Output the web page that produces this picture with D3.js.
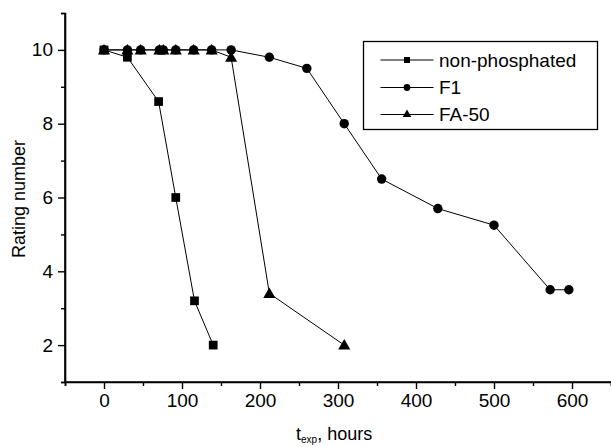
<!DOCTYPE html>
<html><head><meta charset="utf-8">
<script src="https://cdn.jsdelivr.net/npm/d3@7"></script>
<style>html,body{margin:0;padding:0;background:#fff;}svg{display:block;font-family:"Liberation Sans",Arial,sans-serif;}</style>
</head><body><svg id="c" width="611" height="447"></svg>
<script>
const seriesNames = ["non-phosphated", "F1", "FA-50"];
const nonPhosX = [0, 30, 70, 92, 116, 140];
const nonPhosY = [10, 9.8, 8.6, 6.0, 3.2, 2.0];
const f1X = [0, 30, 47, 71, 76, 92, 115, 138, 163, 212, 260, 308, 356, 428, 500, 572, 596];
const f1Y = [10, 10, 10, 10, 10, 10, 10, 10, 10, 9.8, 9.5, 8.0, 6.5, 5.7, 5.25, 3.5, 3.5];
const fa50X = [0, 30, 47, 71, 76, 92, 115, 138, 163, 212, 308];
const fa50Y = [10, 10, 10, 10, 10, 10, 10, 10, 9.8, 3.4, 2.0];
const xTicks = [0, 100, 200, 300, 400, 500, 600];
const xMinor = [-50, 50, 150, 250, 350, 450, 550, 650];
const yTicks = [2, 4, 6, 8, 10];
const yMinor = [1, 3, 5, 7, 9, 11];

const svg = d3.select("#c");
const x = d3.scaleLinear().domain([-50, 650]).range([65, 611]);
const y = d3.scaleLinear().domain([1, 11]).range([382, 13]);

const series = [
  {name: seriesNames[0], xs: nonPhosX, ys: nonPhosY, sym: d3.symbolSquare, size: 76, lsize: 36},
  {name: seriesNames[1], xs: f1X, ys: f1Y, sym: d3.symbolCircle, size: 70, lsize: 36},
  {name: seriesNames[2], xs: fa50X, ys: fa50Y, sym: d3.symbolTriangle, size: 64, lsize: 32}
];

const line = d3.line().x(d => x(d[0])).y(d => y(d[1]));
series.forEach(s => {
  const pts = s.xs.map((v, i) => [v, s.ys[i]]);
  svg.append("path").attr("d", line(pts)).attr("fill", "none").attr("stroke", "#000").attr("stroke-width", 1);
});
series.forEach(s => {
  const pts = s.xs.map((v, i) => [v, s.ys[i]]);
  svg.append("g").selectAll("path").data(pts).join("path")
    .attr("transform", d => `translate(${x(d[0])},${y(d[1]) + (s.sym === d3.symbolTriangle ? 1 : 0)})`)
    .attr("d", d3.symbol().type(s.sym).size(s.size)).attr("fill", "#000");
});

// axes
const xAxis = svg.append("g").attr("transform", "translate(0,382)")
  .call(d3.axisBottom(x).tickValues(xTicks).tickSize(7).tickPadding(5).tickFormat(d3.format("d")));
svg.append("g").attr("transform", "translate(0,382)")
  .call(d3.axisBottom(x).tickValues(xMinor).tickSize(4).tickFormat(""));
const yAxis = svg.append("g").attr("transform", "translate(65,0)")
  .call(d3.axisLeft(y).tickValues(yTicks).tickSize(7).tickPadding(5).tickFormat(d3.format("d")));
svg.append("g").attr("transform", "translate(65,0)")
  .call(d3.axisLeft(y).tickValues(yMinor).tickSize(4).tickFormat(""));
svg.selectAll(".domain").attr("stroke", "#000").attr("stroke-width", 1.6);
svg.selectAll(".tick line").attr("stroke", "#000").attr("stroke-width", 1.4);
svg.selectAll(".tick text").attr("font-size", 19).attr("font-family", "Liberation Sans, Arial, sans-serif").attr("fill", "#000");
xAxis.select(".domain").attr("d", `M${x(-50)},0H${x(650)}`);
yAxis.select(".domain").attr("d", `M0,${y(11)}V${y(1)}`);

// axis titles
svg.append("text").attr("transform", "translate(25,199) rotate(-90)").attr("text-anchor", "middle")
  .attr("font-size", 18).text("Rating number");
const xt = svg.append("text").attr("x", 296).attr("y", 440).attr("font-size", 18);
xt.append("tspan").text("t");
xt.append("tspan").attr("font-size", 10).attr("dy", 3).text("exp");
xt.append("tspan").attr("dy", -3).text(", hours");

// legend
const lg = svg.append("g");
lg.append("rect").attr("x", 363.5).attr("y", 41.5).attr("width", 234).attr("height", 88)
  .attr("fill", "#fff").attr("stroke", "#000").attr("stroke-width", 1.3);
const rowsY = [60, 87.5, 114.5];
series.forEach((s, i) => {
  const ry = rowsY[i];
  lg.append("line").attr("x1", 380.5).attr("x2", 433.5).attr("y1", ry).attr("y2", ry)
    .attr("stroke", "#000").attr("stroke-width", 1);
  lg.append("path").attr("transform", `translate(407,${ry})`)
    .attr("d", d3.symbol().type(s.sym).size(s.lsize)).attr("fill", "#000");
  lg.append("text").attr("x", 439).attr("y", ry + 6.5).attr("font-size", 19).text(s.name);
});
</script></body></html>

- - - - -

_SHORT EXERCISE_
Repeat verbatim all the material, but not the pictures.

_TASK SOLUTION_
Output the web page that produces this picture with D3.js.
<!DOCTYPE html>
<html><head><meta charset="utf-8">
<script src="https://cdn.jsdelivr.net/npm/d3@7"></script>
<style>html,body{margin:0;padding:0;background:#fff;}svg{display:block;font-family:"Liberation Sans",Arial,sans-serif;}</style>
</head><body><svg id="c" width="611" height="447"></svg>
<script>
const seriesNames = ["non-phosphated", "F1", "FA-50"];
const nonPhosX = [0, 30, 70, 92, 116, 140];
const nonPhosY = [10, 9.8, 8.6, 6.0, 3.2, 2.0];
const f1X = [0, 30, 47, 71, 76, 92, 115, 138, 163, 212, 260, 308, 356, 428, 500, 572, 596];
const f1Y = [10, 10, 10, 10, 10, 10, 10, 10, 10, 9.8, 9.5, 8.0, 6.5, 5.7, 5.25, 3.5, 3.5];
const fa50X = [0, 30, 47, 71, 76, 92, 115, 138, 163, 212, 308];
const fa50Y = [10, 10, 10, 10, 10, 10, 10, 10, 9.8, 3.4, 2.0];
const xTicks = [0, 100, 200, 300, 400, 500, 600];
const xMinor = [-50, 50, 150, 250, 350, 450, 550, 650];
const yTicks = [2, 4, 6, 8, 10];
const yMinor = [1, 3, 5, 7, 9, 11];

const svg = d3.select("#c");
const x = d3.scaleLinear().domain([-50, 650]).range([65, 611]);
const y = d3.scaleLinear().domain([1, 11]).range([382, 13]);

const series = [
  {name: seriesNames[0], xs: nonPhosX, ys: nonPhosY, sym: d3.symbolSquare, size: 76, lsize: 36},
  {name: seriesNames[1], xs: f1X, ys: f1Y, sym: d3.symbolCircle, size: 70, lsize: 36},
  {name: seriesNames[2], xs: fa50X, ys: fa50Y, sym: d3.symbolTriangle, size: 64, lsize: 32}
];

const line = d3.line().x(d => x(d[0])).y(d => y(d[1]));
series.forEach(s => {
  const pts = s.xs.map((v, i) => [v, s.ys[i]]);
  svg.append("path").attr("d", line(pts)).attr("fill", "none").attr("stroke", "#000").attr("stroke-width", 1);
});
series.forEach(s => {
  const pts = s.xs.map((v, i) => [v, s.ys[i]]);
  svg.append("g").selectAll("path").data(pts).join("path")
    .attr("transform", d => `translate(${x(d[0])},${y(d[1]) + (s.sym === d3.symbolTriangle ? 1 : 0)})`)
    .attr("d", d3.symbol().type(s.sym).size(s.size)).attr("fill", "#000");
});

// axes
const xAxis = svg.append("g").attr("transform", "translate(0,382)")
  .call(d3.axisBottom(x).tickValues(xTicks).tickSize(7).tickPadding(5).tickFormat(d3.format("d")));
svg.append("g").attr("transform", "translate(0,382)")
  .call(d3.axisBottom(x).tickValues(xMinor).tickSize(4).tickFormat(""));
const yAxis = svg.append("g").attr("transform", "translate(65,0)")
  .call(d3.axisLeft(y).tickValues(yTicks).tickSize(7).tickPadding(5).tickFormat(d3.format("d")));
svg.append("g").attr("transform", "translate(65,0)")
  .call(d3.axisLeft(y).tickValues(yMinor).tickSize(4).tickFormat(""));
svg.selectAll(".domain").attr("stroke", "#000").attr("stroke-width", 1.6);
svg.selectAll(".tick line").attr("stroke", "#000").attr("stroke-width", 1.4);
svg.selectAll(".tick text").attr("font-size", 19).attr("font-family", "Liberation Sans, Arial, sans-serif").attr("fill", "#000");
xAxis.select(".domain").attr("d", `M${x(-50)},0H${x(650)}`);
yAxis.select(".domain").attr("d", `M0,${y(11)}V${y(1)}`);

// axis titles
svg.append("text").attr("transform", "translate(25,199) rotate(-90)").attr("text-anchor", "middle")
  .attr("font-size", 18).text("Rating number");
const xt = svg.append("text").attr("x", 296).attr("y", 440).attr("font-size", 18);
xt.append("tspan").text("t");
xt.append("tspan").attr("font-size", 10).attr("dy", 3).text("exp");
xt.append("tspan").attr("dy", -3).text(", hours");

// legend
const lg = svg.append("g");
lg.append("rect").attr("x", 363.5).attr("y", 41.5).attr("width", 234).attr("height", 88)
  .attr("fill", "#fff").attr("stroke", "#000").attr("stroke-width", 1.3);
const rowsY = [60, 87.5, 114.5];
series.forEach((s, i) => {
  const ry = rowsY[i];
  lg.append("line").attr("x1", 380.5).attr("x2", 433.5).attr("y1", ry).attr("y2", ry)
    .attr("stroke", "#000").attr("stroke-width", 1);
  lg.append("path").attr("transform", `translate(407,${ry})`)
    .attr("d", d3.symbol().type(s.sym).size(s.lsize)).attr("fill", "#000");
  lg.append("text").attr("x", 439).attr("y", ry + 6.5).attr("font-size", 19).text(s.name);
});
</script></body></html>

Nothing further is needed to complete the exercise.